Set the listing down again exactly, please, apart from its pictures.

GIVEN DATA:
<<<<

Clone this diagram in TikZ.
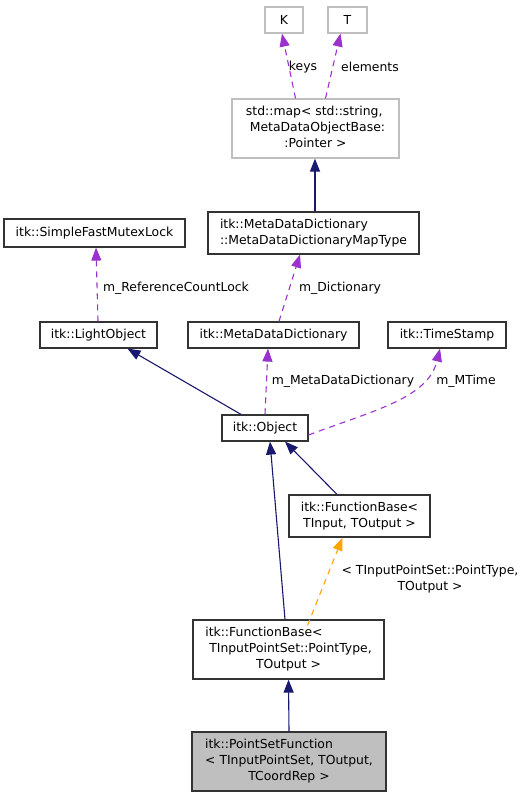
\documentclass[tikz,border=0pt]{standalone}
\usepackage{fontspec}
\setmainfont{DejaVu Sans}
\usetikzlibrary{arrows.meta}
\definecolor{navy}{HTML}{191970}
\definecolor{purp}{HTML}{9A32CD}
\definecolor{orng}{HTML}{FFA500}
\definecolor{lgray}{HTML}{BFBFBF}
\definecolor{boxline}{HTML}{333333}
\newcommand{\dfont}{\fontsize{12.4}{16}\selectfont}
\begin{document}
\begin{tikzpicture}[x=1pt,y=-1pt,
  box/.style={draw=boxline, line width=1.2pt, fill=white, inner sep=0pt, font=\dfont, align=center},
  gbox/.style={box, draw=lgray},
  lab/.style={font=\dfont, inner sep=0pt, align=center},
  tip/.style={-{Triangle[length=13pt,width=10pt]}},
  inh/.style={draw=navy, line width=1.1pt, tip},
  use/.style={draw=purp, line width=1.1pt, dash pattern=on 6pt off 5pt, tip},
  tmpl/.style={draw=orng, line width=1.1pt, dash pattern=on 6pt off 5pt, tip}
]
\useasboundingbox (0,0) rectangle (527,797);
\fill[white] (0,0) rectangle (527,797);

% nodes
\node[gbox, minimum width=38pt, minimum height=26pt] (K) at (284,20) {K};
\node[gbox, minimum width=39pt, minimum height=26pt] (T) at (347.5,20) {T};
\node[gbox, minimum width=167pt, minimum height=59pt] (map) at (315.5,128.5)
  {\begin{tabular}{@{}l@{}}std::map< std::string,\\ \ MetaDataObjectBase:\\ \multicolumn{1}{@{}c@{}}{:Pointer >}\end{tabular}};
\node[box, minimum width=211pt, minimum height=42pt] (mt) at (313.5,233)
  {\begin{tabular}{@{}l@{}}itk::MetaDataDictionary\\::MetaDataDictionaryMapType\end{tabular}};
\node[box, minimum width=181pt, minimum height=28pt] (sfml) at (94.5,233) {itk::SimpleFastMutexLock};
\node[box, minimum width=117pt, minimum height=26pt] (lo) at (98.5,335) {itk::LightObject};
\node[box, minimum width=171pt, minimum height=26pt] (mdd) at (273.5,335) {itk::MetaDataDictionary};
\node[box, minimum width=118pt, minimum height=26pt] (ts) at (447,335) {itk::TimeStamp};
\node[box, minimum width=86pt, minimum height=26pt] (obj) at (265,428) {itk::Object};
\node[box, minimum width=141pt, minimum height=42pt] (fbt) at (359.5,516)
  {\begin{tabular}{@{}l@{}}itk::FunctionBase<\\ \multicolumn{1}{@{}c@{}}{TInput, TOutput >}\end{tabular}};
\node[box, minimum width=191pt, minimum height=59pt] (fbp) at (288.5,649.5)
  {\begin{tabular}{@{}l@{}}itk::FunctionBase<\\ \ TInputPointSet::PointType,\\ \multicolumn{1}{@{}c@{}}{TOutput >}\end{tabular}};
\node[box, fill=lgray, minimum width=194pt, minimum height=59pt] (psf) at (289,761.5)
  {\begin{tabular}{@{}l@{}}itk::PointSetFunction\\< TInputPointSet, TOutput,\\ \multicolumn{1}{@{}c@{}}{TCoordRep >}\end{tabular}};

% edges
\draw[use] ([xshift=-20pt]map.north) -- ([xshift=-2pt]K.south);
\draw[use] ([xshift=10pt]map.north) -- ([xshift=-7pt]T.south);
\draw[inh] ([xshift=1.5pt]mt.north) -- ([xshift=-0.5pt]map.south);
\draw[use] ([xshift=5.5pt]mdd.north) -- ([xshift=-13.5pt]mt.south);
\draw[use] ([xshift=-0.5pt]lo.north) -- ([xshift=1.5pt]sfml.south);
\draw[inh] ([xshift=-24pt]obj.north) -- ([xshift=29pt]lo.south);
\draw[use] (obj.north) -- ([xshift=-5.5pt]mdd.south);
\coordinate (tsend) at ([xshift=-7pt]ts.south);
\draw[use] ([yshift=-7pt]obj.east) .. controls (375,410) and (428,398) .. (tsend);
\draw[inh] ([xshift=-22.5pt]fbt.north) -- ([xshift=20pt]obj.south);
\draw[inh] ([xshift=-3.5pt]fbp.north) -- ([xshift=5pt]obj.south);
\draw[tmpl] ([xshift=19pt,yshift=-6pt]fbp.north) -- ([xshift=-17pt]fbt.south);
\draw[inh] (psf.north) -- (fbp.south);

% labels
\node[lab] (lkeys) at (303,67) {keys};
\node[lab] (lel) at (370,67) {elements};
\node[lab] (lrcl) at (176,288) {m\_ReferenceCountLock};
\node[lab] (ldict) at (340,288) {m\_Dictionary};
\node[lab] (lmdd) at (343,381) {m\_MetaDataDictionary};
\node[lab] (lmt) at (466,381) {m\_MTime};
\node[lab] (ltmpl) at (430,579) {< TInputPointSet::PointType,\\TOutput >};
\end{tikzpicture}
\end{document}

>>>>

TASK SOLUTION:
Clone this diagram in TikZ.
\documentclass[tikz,border=0pt]{standalone}
\usepackage{fontspec}
\setmainfont{DejaVu Sans}
\usetikzlibrary{arrows.meta}
\definecolor{navy}{HTML}{191970}
\definecolor{purp}{HTML}{9A32CD}
\definecolor{orng}{HTML}{FFA500}
\definecolor{lgray}{HTML}{BFBFBF}
\definecolor{boxline}{HTML}{333333}
\newcommand{\dfont}{\fontsize{12.4}{16}\selectfont}
\begin{document}
\begin{tikzpicture}[x=1pt,y=-1pt,
  box/.style={draw=boxline, line width=1.2pt, fill=white, inner sep=0pt, font=\dfont, align=center},
  gbox/.style={box, draw=lgray},
  lab/.style={font=\dfont, inner sep=0pt, align=center},
  tip/.style={-{Triangle[length=13pt,width=10pt]}},
  inh/.style={draw=navy, line width=1.1pt, tip},
  use/.style={draw=purp, line width=1.1pt, dash pattern=on 6pt off 5pt, tip},
  tmpl/.style={draw=orng, line width=1.1pt, dash pattern=on 6pt off 5pt, tip}
]
\useasboundingbox (0,0) rectangle (527,797);
\fill[white] (0,0) rectangle (527,797);

% nodes
\node[gbox, minimum width=38pt, minimum height=26pt] (K) at (284,20) {K};
\node[gbox, minimum width=39pt, minimum height=26pt] (T) at (347.5,20) {T};
\node[gbox, minimum width=167pt, minimum height=59pt] (map) at (315.5,128.5)
  {\begin{tabular}{@{}l@{}}std::map< std::string,\\ \ MetaDataObjectBase:\\ \multicolumn{1}{@{}c@{}}{:Pointer >}\end{tabular}};
\node[box, minimum width=211pt, minimum height=42pt] (mt) at (313.5,233)
  {\begin{tabular}{@{}l@{}}itk::MetaDataDictionary\\::MetaDataDictionaryMapType\end{tabular}};
\node[box, minimum width=181pt, minimum height=28pt] (sfml) at (94.5,233) {itk::SimpleFastMutexLock};
\node[box, minimum width=117pt, minimum height=26pt] (lo) at (98.5,335) {itk::LightObject};
\node[box, minimum width=171pt, minimum height=26pt] (mdd) at (273.5,335) {itk::MetaDataDictionary};
\node[box, minimum width=118pt, minimum height=26pt] (ts) at (447,335) {itk::TimeStamp};
\node[box, minimum width=86pt, minimum height=26pt] (obj) at (265,428) {itk::Object};
\node[box, minimum width=141pt, minimum height=42pt] (fbt) at (359.5,516)
  {\begin{tabular}{@{}l@{}}itk::FunctionBase<\\ \multicolumn{1}{@{}c@{}}{TInput, TOutput >}\end{tabular}};
\node[box, minimum width=191pt, minimum height=59pt] (fbp) at (288.5,649.5)
  {\begin{tabular}{@{}l@{}}itk::FunctionBase<\\ \ TInputPointSet::PointType,\\ \multicolumn{1}{@{}c@{}}{TOutput >}\end{tabular}};
\node[box, fill=lgray, minimum width=194pt, minimum height=59pt] (psf) at (289,761.5)
  {\begin{tabular}{@{}l@{}}itk::PointSetFunction\\< TInputPointSet, TOutput,\\ \multicolumn{1}{@{}c@{}}{TCoordRep >}\end{tabular}};

% edges
\draw[use] ([xshift=-20pt]map.north) -- ([xshift=-2pt]K.south);
\draw[use] ([xshift=10pt]map.north) -- ([xshift=-7pt]T.south);
\draw[inh] ([xshift=1.5pt]mt.north) -- ([xshift=-0.5pt]map.south);
\draw[use] ([xshift=5.5pt]mdd.north) -- ([xshift=-13.5pt]mt.south);
\draw[use] ([xshift=-0.5pt]lo.north) -- ([xshift=1.5pt]sfml.south);
\draw[inh] ([xshift=-24pt]obj.north) -- ([xshift=29pt]lo.south);
\draw[use] (obj.north) -- ([xshift=-5.5pt]mdd.south);
\coordinate (tsend) at ([xshift=-7pt]ts.south);
\draw[use] ([yshift=-7pt]obj.east) .. controls (375,410) and (428,398) .. (tsend);
\draw[inh] ([xshift=-22.5pt]fbt.north) -- ([xshift=20pt]obj.south);
\draw[inh] ([xshift=-3.5pt]fbp.north) -- ([xshift=5pt]obj.south);
\draw[tmpl] ([xshift=19pt,yshift=-6pt]fbp.north) -- ([xshift=-17pt]fbt.south);
\draw[inh] (psf.north) -- (fbp.south);

% labels
\node[lab] (lkeys) at (303,67) {keys};
\node[lab] (lel) at (370,67) {elements};
\node[lab] (lrcl) at (176,288) {m\_ReferenceCountLock};
\node[lab] (ldict) at (340,288) {m\_Dictionary};
\node[lab] (lmdd) at (343,381) {m\_MetaDataDictionary};
\node[lab] (lmt) at (466,381) {m\_MTime};
\node[lab] (ltmpl) at (430,579) {< TInputPointSet::PointType,\\TOutput >};
\end{tikzpicture}
\end{document}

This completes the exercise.